Readers of this blog are encouraged to pray and then to witness to far more than one person a week. They should work with their churches to preach to every single person in their community through public evangelism and through going house to house, to practice Biblical evangelism that seeks to point the lost to Christ so that they come to Him in repentant faith, rather than manipulating them to repeat a "sinner's prayer," and to have specific resources to give to the lost evangelicals that they are likely to run across as they practice Biblical evangelism (and specific resources for other types of lost people). A survey of the history of how we got to this terrible point in evangelical evangelism is also worth the study (see here and here).

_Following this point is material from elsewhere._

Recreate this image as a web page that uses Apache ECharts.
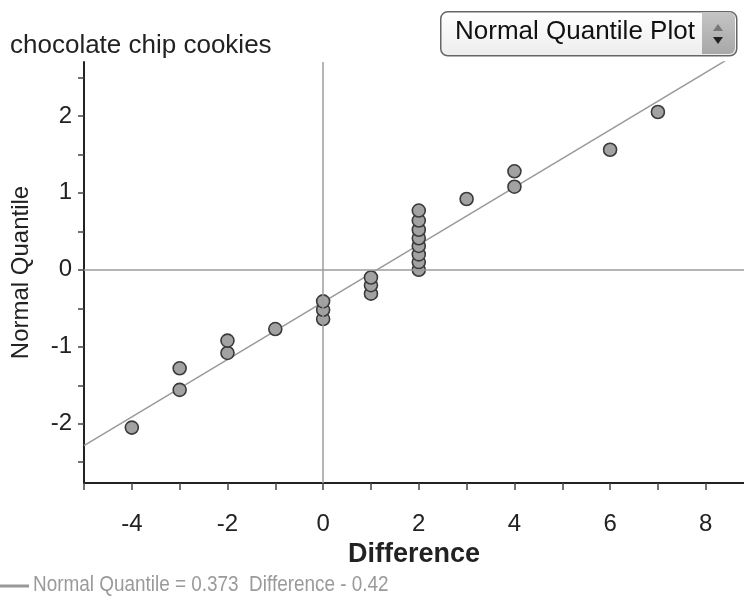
<!DOCTYPE html>
<html>
<head>
<meta charset="utf-8">
<script src="https://cdn.jsdelivr.net/npm/echarts@6/dist/echarts.min.js"></script>
<style>
html,body{margin:0;padding:0;background:#fff;}
#chart{width:744px;height:602px;}
</style>
</head>
<body>
<div id="chart"></div>
<script>
// Data
var differences = [-4, -3, -3, -2, -2, -1, 0, 0, 0, 1, 1, 1, 2, 2, 2, 2, 2, 2, 2, 2, 3, 4, 4, 6, 7];
var normalQuantiles = [-2.05, -1.56, -1.28, -1.08, -0.92, -0.77, -0.64, -0.52, -0.41, -0.31, -0.20, -0.10,
  0.00, 0.10, 0.20, 0.31, 0.41, 0.52, 0.64, 0.77, 0.92, 1.08, 1.28, 1.56, 2.05];
var xTickLabels = [-4, -2, 0, 2, 4, 6, 8];
var xTicks = [-5, -4, -3, -2, -1, 0, 1, 2, 3, 4, 5, 6, 7, 8];
var yTickLabels = [-2, -1, 0, 1, 2];
var yTicks = [-2.5, -2, -1.5, -1, -0.5, 0, 0.5, 1, 1.5, 2, 2.5];
var fitSlope = 0.373;
var fitIntercept = -0.42;
var xRange = [-5, 8.8];
var yRange = [-2.77, 2.7];

var fitLine = xRange.map(function (x) { return [x, fitSlope * x + fitIntercept]; });
var points = differences.map(function (d, i) { return [d, normalQuantiles[i]]; });

var chart = echarts.init(document.getElementById('chart'), null, {renderer: 'canvas'});
var font = '"Liberation Sans", Arial, sans-serif';
chart.setOption({
  animation: false,
  title: {
    text: 'chocolate chip cookies',
    left: 5, top: 28,
    textStyle: {fontFamily: font, fontSize: 26, fontWeight: 'normal', color: '#222'}
  },
  grid: {left: 84, right: 0, top: 62, bottom: 119},
  xAxis: {
    type: 'value', min: xRange[0], max: xRange[1],
    name: 'Difference', nameLocation: 'middle', nameGap: 53,
    nameTextStyle: {fontFamily: font, fontSize: 27, fontWeight: 'bold', color: '#222'},
    axisLine: {show: true, onZero: false, lineStyle: {color: '#222', width: 2}},
    axisTick: {show: true, customValues: xTicks, length: 7, lineStyle: {color: '#444', width: 1.5}},
    axisLabel: {customValues: xTickLabels, margin: 29, fontFamily: font, fontSize: 24, color: '#222'},
    splitLine: {show: false}
  },
  yAxis: {
    type: 'value', min: yRange[0], max: yRange[1],
    name: 'Normal Quantile', nameLocation: 'middle', nameGap: 51, nameRotate: 90,
    nameTextStyle: {fontFamily: font, fontSize: 24, color: '#222'},
    axisLine: {show: true, onZero: false, lineStyle: {color: '#222', width: 2}},
    axisTick: {show: true, customValues: yTicks, length: 6, lineStyle: {color: '#444', width: 1.5}},
    axisLabel: {customValues: yTickLabels, margin: 12, fontFamily: font, fontSize: 24, color: '#222'},
    splitLine: {show: false}
  },
  series: [
    {
      type: 'line', data: fitLine, symbol: 'none', silent: true,
      lineStyle: {color: '#9a9a9a', width: 1.5}, z: 2,
      markLine: {
        silent: true, symbol: 'none', label: {show: false},
        lineStyle: {color: '#9c9c9c', width: 1.5, type: 'solid'},
        data: [{xAxis: 0}, {yAxis: 0}]
      }
    },
    {
      type: 'scatter', data: points, symbol: 'circle', symbolSize: 13, z: 3,
      itemStyle: {color: '#a2a2a2', borderColor: '#3a3a3a', borderWidth: 1.6, opacity: 1}
    }
  ],
  graphic: [
    {
      type: 'rect', left: 440, top: 11, z: 10,
      shape: {width: 296, height: 44, r: 7},
      style: {
        fill: new echarts.graphic.LinearGradient(0, 0, 0, 1, [{offset: 0, color: '#ffffff'}, {offset: 1, color: '#ededed'}]),
        stroke: '#666', lineWidth: 1.5
      }
    },
    {
      type: 'rect', left: 702, top: 12, z: 11,
      shape: {width: 33, height: 42, r: [0, 6, 6, 0]},
      style: {
        fill: new echarts.graphic.LinearGradient(0, 0, 0, 1, [{offset: 0, color: '#c4c4c4'}, {offset: 1, color: '#a8a8a8'}])
      }
    },
    {
      type: 'polygon', z: 12,
      shape: {points: [[713, 31], [723, 31], [718, 24]]},
      style: {fill: '#777'}
    },
    {
      type: 'polygon', z: 12,
      shape: {points: [[713, 37], [723, 37], [718, 44]]},
      style: {fill: '#222'}
    },
    {
      type: 'text', left: 455, top: 19, z: 12,
      style: {text: 'Normal Quantile Plot', font: '26px ' + font, fill: '#111'}
    },
    {
      type: 'line', z: 10,
      shape: {x1: 0, y1: 586, x2: 29, y2: 586},
      style: {stroke: '#999', lineWidth: 3}
    },
    {
      type: 'text', x: 33, y: 574, scaleX: 0.86, z: 10,
      style: {x: 0, y: 0, text: 'Normal Quantile = 0.373  Difference - 0.42', font: '22px ' + font,
        fill: '#9a9a9a', verticalAlign: 'top', align: 'left'}
    }
  ]
});
</script>
</body>
</html>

Readers should also only consider partnering with other churches in training men for the ministry at institutions that recognize the severe problems with modern salemanship "evangelism" and the epidemic of false professions (while still maintaining a zeal for genuine Biblical evangelism). Finally, they should be very careful in dealing with evangelicals or Hyles-type fundamentalists that wish to join their churches, so that they can, as much as possible, only accept into their membership genuinely converted people.